When it comes to Lisp, I don't know why it's dismissed just because there's always something wrong with one of the open projects. Just buy Allegro CL - there's something to be said for products which hold up against commercial rigor.
One addition: everybody should probably be learning Erlang.
Try a functional language like Haskell, Erlang or ML. But you really need a problem to work on. A database-backed web app can easily be written in Ruby, but maybe there is a feature which requires background processing, write that in the newly learnt language.
BTW, how is your javascript?
great advice.
My suggestions are Clojure and Erlang. Both are made for cincurrency, have web frameworks(maybe not as good ones at rails though) and are functional. Both also run on a VM.
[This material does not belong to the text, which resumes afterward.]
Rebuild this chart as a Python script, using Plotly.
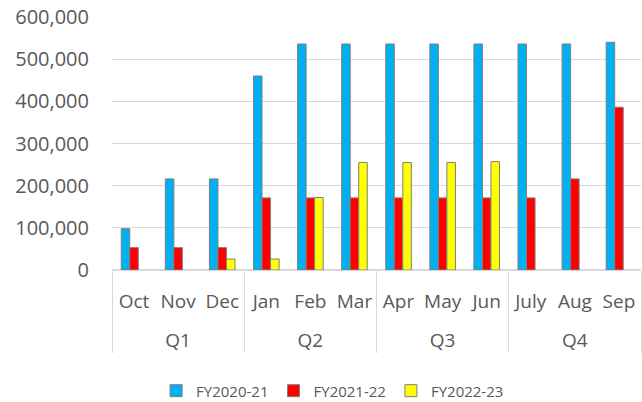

Learning CLojure will also expose you to JAVA and the JVM.
Finish learning C, by writing your own C compiler. Yes, really: pick up the dragon book, learn lexx/yacc and do it - it will test your knowledge of data structures and algorithms, automata/language theory and software engineering.
Learn Lisp or OCaml or Haskell just to know a functional language. Don't learn it to write webapps in it.
Learn Perl - and not just for webapps (although mod_perl is incredibly powerful as far as fast, transactional, web applications go), including Object Oriented Perl. Learn enough to automate your systems administration / operations tasks (being able to modify bugzilla would be a plus too).
Going up to the next level in Perl has a larger learning curve than you might expect... but the "low hanging fruit" are very easy to get the hang of.
I personally am really interested in learning C and then figuring out how to tie my C code into a Python module - maybe increase the speed of some of my code...
That said, I had used some Scheme back in school to write a parser for a stripped down version of C, and while it wasn't the most fun project ever, working with a functional programming language really opened my eyes (up until then it has been OOP/Java all the way).